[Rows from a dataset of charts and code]
####
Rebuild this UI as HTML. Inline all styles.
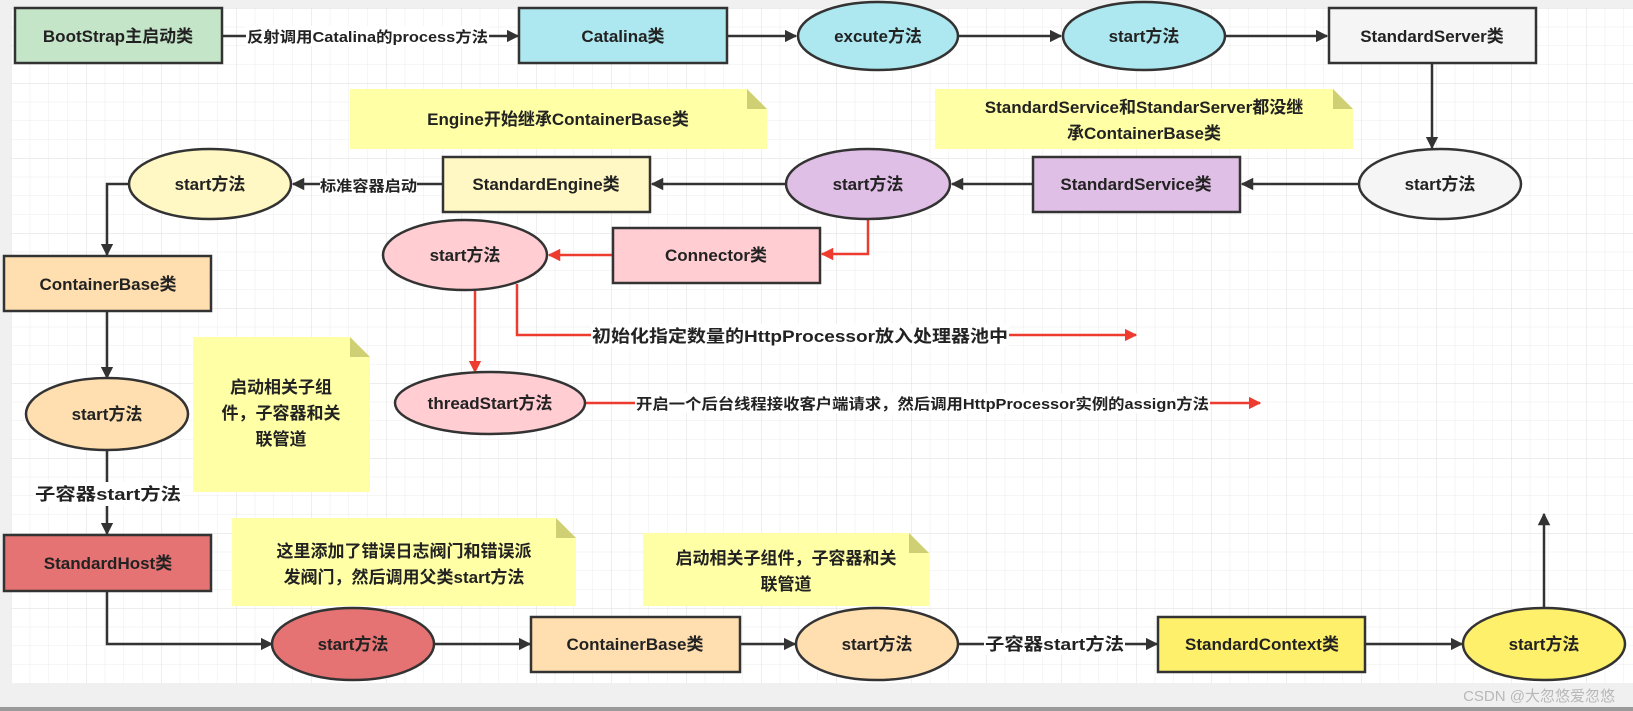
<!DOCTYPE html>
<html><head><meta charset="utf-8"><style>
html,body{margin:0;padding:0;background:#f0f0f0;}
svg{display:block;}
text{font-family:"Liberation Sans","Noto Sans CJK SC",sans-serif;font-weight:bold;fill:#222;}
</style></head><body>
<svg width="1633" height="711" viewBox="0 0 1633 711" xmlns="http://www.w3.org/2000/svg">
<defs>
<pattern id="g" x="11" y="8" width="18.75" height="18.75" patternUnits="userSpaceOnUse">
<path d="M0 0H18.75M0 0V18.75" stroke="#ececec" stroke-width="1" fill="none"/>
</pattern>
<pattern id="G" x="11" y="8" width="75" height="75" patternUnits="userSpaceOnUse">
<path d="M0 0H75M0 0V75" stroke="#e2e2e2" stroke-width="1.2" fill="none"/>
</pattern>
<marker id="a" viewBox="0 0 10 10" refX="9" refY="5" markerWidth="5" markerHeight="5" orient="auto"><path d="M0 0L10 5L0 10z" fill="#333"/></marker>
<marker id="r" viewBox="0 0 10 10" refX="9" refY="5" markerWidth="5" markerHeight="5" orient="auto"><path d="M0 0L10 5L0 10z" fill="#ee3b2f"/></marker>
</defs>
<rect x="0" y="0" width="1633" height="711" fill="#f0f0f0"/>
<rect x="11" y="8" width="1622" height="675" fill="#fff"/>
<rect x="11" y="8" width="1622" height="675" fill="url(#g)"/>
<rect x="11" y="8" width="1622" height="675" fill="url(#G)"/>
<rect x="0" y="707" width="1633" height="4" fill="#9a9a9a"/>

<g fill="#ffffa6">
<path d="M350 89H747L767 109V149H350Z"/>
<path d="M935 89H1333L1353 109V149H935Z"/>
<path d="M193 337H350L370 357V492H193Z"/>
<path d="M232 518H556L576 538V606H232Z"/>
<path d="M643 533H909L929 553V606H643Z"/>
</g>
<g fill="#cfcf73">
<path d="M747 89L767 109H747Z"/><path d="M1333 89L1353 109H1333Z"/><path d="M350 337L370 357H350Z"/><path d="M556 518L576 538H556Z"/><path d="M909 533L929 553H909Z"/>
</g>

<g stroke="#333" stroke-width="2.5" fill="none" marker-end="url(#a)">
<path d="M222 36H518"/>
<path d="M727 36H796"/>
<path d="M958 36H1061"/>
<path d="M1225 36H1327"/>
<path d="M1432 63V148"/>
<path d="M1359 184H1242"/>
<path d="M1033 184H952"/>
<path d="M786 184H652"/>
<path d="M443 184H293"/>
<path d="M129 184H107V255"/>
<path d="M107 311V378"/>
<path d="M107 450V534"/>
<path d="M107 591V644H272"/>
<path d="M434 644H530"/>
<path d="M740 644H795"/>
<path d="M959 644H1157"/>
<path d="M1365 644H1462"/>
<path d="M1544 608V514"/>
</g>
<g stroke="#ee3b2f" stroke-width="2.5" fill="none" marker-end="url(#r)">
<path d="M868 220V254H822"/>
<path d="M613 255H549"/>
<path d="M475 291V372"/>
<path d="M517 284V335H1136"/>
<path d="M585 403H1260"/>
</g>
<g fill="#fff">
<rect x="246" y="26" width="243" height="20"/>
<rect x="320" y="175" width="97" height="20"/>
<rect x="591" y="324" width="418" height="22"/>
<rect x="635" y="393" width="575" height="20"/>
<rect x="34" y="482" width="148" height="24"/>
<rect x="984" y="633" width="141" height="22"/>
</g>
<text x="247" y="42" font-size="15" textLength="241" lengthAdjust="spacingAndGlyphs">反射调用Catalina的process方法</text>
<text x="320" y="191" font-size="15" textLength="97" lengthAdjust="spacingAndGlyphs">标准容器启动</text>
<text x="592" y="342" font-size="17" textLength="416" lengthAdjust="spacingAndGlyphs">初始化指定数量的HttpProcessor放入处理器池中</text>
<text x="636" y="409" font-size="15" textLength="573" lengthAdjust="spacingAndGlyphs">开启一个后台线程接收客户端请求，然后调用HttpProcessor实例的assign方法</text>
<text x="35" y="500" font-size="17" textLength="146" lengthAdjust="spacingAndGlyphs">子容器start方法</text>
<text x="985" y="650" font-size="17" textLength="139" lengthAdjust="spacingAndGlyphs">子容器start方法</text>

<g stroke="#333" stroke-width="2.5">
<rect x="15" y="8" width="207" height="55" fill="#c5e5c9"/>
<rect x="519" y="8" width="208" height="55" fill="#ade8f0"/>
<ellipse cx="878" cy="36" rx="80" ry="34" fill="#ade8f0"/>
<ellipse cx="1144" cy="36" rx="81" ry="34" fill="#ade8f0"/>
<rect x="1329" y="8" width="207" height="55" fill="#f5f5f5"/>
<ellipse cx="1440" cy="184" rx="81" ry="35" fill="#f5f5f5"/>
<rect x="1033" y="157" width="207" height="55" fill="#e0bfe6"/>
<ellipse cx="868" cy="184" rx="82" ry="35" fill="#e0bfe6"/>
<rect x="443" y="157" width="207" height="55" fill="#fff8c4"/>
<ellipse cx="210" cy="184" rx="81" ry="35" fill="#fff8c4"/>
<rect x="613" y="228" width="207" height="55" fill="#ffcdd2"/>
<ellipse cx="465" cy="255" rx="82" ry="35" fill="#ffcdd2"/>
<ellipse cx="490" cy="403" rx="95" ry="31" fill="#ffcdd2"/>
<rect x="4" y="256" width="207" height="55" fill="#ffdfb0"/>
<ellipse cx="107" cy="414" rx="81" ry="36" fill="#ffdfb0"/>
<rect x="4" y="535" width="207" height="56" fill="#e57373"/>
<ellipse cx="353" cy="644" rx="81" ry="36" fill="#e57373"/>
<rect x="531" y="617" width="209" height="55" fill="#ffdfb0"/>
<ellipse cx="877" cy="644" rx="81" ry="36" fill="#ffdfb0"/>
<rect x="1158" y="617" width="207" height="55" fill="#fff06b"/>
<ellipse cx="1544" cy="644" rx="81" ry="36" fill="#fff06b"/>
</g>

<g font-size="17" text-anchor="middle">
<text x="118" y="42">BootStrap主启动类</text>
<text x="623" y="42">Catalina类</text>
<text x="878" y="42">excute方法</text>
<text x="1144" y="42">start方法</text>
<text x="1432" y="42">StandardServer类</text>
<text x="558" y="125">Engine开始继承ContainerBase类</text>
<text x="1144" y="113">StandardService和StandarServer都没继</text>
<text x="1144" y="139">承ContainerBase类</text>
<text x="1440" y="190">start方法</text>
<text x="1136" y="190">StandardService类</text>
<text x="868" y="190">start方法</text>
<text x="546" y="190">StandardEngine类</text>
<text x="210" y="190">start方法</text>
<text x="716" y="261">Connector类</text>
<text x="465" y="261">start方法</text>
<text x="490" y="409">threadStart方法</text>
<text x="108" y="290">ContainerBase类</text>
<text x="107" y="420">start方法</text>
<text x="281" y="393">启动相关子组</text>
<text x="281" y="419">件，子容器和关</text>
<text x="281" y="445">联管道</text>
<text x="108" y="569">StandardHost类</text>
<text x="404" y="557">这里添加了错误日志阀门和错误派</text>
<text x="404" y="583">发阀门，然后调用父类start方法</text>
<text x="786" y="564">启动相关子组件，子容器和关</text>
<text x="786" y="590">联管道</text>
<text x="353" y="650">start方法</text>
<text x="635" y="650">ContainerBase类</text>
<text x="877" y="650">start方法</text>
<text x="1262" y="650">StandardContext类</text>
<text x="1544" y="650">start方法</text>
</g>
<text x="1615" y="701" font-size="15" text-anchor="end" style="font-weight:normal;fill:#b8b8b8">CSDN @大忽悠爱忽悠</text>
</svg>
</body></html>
####
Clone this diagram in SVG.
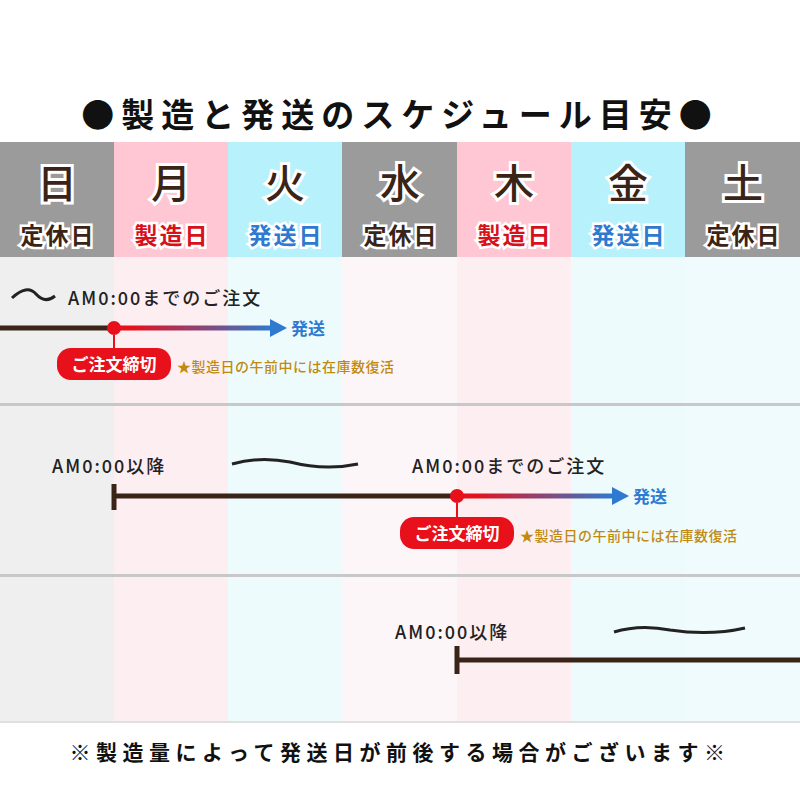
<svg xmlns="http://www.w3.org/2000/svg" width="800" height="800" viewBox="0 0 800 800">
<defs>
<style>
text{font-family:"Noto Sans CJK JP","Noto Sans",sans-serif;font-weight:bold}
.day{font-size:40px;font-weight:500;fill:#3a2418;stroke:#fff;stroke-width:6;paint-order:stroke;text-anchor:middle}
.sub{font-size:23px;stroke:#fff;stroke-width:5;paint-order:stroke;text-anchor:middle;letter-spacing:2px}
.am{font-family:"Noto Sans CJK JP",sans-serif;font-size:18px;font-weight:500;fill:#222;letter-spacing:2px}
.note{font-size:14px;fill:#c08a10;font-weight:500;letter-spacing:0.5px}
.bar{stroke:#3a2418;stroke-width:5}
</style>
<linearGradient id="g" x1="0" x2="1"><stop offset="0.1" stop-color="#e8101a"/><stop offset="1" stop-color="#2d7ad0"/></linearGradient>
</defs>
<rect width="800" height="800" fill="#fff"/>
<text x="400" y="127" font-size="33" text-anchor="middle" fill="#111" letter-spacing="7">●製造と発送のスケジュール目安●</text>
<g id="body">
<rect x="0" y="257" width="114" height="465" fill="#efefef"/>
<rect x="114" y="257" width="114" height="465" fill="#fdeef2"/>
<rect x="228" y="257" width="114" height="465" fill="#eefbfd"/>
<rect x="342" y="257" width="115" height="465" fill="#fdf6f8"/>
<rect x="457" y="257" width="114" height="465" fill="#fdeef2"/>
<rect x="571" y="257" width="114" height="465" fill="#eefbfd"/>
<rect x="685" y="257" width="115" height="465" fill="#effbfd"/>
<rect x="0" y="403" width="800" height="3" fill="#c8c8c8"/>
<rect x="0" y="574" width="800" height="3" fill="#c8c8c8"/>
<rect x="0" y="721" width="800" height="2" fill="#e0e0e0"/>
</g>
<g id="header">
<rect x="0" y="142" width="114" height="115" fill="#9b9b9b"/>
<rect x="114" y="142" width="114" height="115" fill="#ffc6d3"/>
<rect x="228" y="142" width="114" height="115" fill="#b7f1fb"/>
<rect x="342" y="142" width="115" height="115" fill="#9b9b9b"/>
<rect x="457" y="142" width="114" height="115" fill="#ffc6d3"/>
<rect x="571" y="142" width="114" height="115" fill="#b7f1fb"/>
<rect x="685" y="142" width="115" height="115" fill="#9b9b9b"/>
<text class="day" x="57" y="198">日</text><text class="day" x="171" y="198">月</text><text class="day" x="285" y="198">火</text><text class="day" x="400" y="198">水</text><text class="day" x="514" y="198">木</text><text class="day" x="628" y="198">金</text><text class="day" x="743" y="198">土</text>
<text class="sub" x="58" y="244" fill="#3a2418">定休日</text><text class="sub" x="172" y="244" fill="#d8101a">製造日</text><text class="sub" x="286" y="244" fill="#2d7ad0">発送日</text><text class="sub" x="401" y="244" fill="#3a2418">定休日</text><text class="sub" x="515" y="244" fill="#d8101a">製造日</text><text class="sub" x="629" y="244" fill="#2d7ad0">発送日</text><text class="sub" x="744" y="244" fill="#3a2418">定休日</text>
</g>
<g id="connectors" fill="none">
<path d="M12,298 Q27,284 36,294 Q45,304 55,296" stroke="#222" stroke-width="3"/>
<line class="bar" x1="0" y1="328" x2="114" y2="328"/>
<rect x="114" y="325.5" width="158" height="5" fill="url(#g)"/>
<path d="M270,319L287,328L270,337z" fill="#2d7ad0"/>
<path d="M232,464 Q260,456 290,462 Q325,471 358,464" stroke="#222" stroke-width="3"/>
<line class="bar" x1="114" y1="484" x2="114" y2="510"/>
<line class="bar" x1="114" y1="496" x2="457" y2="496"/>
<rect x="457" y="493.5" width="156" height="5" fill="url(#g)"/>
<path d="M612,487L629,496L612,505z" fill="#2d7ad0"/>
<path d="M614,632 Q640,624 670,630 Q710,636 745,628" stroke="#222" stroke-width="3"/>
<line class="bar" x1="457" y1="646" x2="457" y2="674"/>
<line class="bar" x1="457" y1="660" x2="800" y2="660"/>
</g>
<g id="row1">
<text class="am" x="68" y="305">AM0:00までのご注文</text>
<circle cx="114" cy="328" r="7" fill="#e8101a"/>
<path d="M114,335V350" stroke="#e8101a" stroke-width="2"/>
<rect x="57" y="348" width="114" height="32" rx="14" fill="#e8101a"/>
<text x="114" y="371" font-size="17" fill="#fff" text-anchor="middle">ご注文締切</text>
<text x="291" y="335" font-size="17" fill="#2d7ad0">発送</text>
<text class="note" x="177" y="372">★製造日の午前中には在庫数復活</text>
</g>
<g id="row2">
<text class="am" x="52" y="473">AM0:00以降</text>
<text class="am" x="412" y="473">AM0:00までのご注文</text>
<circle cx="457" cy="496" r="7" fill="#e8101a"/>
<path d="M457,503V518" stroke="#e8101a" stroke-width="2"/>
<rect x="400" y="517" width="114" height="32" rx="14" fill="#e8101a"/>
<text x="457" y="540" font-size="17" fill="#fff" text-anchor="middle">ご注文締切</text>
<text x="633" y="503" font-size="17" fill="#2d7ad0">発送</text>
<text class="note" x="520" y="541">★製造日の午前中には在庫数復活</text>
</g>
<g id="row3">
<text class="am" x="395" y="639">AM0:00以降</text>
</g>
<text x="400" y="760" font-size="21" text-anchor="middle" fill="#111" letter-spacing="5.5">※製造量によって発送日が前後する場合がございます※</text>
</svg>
####
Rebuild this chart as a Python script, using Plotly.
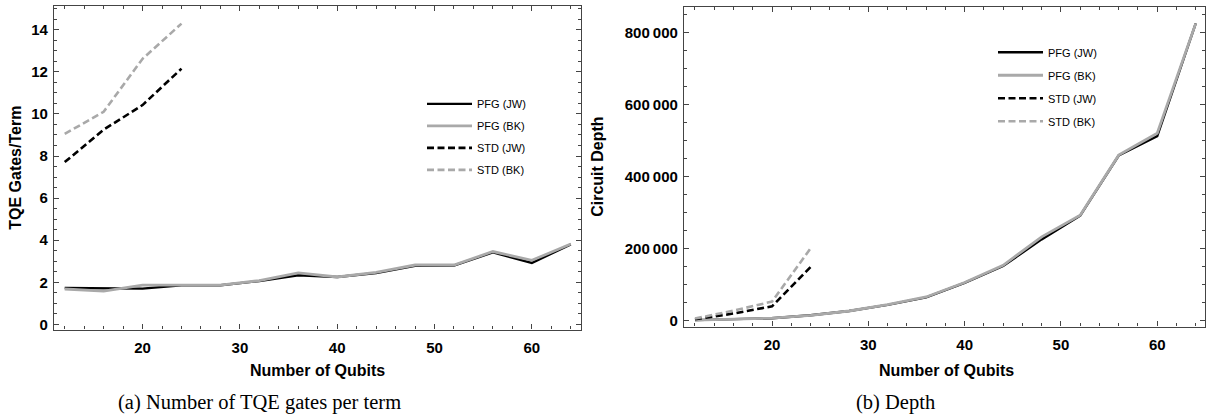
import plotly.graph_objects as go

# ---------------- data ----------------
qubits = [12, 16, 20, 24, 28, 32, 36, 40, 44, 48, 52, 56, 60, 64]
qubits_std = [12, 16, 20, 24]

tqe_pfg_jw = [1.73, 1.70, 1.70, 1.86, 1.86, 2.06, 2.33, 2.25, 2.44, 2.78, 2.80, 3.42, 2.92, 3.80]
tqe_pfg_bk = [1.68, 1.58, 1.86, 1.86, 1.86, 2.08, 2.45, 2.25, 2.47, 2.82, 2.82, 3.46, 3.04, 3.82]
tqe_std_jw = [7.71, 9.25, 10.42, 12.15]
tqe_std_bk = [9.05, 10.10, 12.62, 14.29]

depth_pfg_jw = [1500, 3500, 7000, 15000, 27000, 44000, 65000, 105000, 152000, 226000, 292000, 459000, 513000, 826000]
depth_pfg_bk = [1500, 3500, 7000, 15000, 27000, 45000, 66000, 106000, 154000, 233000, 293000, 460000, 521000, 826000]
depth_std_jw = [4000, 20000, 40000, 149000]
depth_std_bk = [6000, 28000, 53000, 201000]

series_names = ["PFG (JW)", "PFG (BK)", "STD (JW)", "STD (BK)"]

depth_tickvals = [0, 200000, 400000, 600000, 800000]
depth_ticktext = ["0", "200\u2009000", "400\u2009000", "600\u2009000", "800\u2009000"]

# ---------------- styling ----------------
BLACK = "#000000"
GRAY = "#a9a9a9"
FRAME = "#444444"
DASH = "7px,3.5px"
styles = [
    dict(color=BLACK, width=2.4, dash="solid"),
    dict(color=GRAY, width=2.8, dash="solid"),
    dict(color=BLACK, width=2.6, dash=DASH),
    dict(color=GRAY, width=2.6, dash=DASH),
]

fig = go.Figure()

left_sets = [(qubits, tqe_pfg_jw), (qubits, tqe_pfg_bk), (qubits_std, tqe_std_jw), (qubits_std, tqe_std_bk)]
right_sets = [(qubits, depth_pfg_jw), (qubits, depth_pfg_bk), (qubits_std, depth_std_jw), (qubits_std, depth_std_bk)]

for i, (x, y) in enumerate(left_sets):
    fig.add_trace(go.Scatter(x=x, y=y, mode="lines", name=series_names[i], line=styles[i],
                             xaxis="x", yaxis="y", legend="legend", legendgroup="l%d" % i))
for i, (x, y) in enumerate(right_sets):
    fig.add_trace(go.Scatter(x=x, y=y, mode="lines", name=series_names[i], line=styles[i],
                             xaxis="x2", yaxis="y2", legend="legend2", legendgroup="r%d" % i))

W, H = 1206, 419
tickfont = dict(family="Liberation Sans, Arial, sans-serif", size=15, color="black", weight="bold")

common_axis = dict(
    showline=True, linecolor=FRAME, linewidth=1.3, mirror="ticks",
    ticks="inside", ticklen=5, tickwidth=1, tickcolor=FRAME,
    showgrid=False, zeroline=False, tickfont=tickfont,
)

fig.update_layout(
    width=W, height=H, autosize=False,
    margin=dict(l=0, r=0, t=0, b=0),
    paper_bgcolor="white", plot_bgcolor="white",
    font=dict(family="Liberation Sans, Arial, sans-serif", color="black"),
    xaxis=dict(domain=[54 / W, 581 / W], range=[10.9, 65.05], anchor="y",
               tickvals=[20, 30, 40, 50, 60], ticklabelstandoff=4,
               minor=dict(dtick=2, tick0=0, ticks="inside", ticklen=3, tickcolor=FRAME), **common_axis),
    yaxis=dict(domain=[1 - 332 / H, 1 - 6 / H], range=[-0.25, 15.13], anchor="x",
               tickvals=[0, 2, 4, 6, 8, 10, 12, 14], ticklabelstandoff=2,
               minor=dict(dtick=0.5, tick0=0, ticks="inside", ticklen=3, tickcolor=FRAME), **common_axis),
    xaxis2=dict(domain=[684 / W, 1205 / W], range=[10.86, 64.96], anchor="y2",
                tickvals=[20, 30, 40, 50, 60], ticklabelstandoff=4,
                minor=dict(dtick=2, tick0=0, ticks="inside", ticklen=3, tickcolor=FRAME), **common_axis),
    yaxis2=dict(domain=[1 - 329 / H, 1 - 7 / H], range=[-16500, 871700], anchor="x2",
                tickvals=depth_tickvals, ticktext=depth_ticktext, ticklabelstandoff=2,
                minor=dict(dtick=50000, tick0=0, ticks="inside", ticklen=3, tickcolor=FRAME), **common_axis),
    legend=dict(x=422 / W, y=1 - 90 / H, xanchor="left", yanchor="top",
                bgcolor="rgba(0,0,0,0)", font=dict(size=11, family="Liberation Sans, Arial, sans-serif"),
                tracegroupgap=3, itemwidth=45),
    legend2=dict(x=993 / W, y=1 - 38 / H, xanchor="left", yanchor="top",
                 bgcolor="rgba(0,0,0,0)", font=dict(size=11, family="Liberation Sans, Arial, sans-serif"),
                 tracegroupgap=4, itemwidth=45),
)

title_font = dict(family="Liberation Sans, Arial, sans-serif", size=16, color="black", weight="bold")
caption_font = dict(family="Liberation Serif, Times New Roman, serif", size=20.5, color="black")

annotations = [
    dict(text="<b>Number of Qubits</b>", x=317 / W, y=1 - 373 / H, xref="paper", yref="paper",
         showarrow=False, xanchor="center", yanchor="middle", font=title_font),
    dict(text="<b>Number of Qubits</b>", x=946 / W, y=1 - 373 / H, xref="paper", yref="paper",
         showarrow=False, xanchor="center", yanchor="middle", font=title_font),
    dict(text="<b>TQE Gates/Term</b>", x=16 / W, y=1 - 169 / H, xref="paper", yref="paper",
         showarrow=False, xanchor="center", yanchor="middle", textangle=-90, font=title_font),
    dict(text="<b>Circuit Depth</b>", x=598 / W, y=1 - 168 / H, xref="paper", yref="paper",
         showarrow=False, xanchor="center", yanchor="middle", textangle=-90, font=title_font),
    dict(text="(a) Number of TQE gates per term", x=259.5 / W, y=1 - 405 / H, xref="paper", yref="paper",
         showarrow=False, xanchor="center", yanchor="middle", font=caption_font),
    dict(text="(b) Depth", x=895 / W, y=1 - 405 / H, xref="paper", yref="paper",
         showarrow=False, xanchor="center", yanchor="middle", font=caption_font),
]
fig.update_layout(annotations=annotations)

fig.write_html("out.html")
####
INSTRUCTIONS TO FOLLOW: Only the lines from the one bearing "Rebuild this chart" to the one bearing "fig = go.Figure()", both included, should be restated word for word, with pictures left out.

PROBLEM SOLUTION:
Rebuild this chart as a Python script, using Plotly.
import plotly.graph_objects as go

# ---------------- data ----------------
qubits = [12, 16, 20, 24, 28, 32, 36, 40, 44, 48, 52, 56, 60, 64]
qubits_std = [12, 16, 20, 24]

tqe_pfg_jw = [1.73, 1.70, 1.70, 1.86, 1.86, 2.06, 2.33, 2.25, 2.44, 2.78, 2.80, 3.42, 2.92, 3.80]
tqe_pfg_bk = [1.68, 1.58, 1.86, 1.86, 1.86, 2.08, 2.45, 2.25, 2.47, 2.82, 2.82, 3.46, 3.04, 3.82]
tqe_std_jw = [7.71, 9.25, 10.42, 12.15]
tqe_std_bk = [9.05, 10.10, 12.62, 14.29]

depth_pfg_jw = [1500, 3500, 7000, 15000, 27000, 44000, 65000, 105000, 152000, 226000, 292000, 459000, 513000, 826000]
depth_pfg_bk = [1500, 3500, 7000, 15000, 27000, 45000, 66000, 106000, 154000, 233000, 293000, 460000, 521000, 826000]
depth_std_jw = [4000, 20000, 40000, 149000]
depth_std_bk = [6000, 28000, 53000, 201000]

series_names = ["PFG (JW)", "PFG (BK)", "STD (JW)", "STD (BK)"]

depth_tickvals = [0, 200000, 400000, 600000, 800000]
depth_ticktext = ["0", "200\u2009000", "400\u2009000", "600\u2009000", "800\u2009000"]

# ---------------- styling ----------------
BLACK = "#000000"
GRAY = "#a9a9a9"
FRAME = "#444444"
DASH = "7px,3.5px"
styles = [
    dict(color=BLACK, width=2.4, dash="solid"),
    dict(color=GRAY, width=2.8, dash="solid"),
    dict(color=BLACK, width=2.6, dash=DASH),
    dict(color=GRAY, width=2.6, dash=DASH),
]

fig = go.Figure()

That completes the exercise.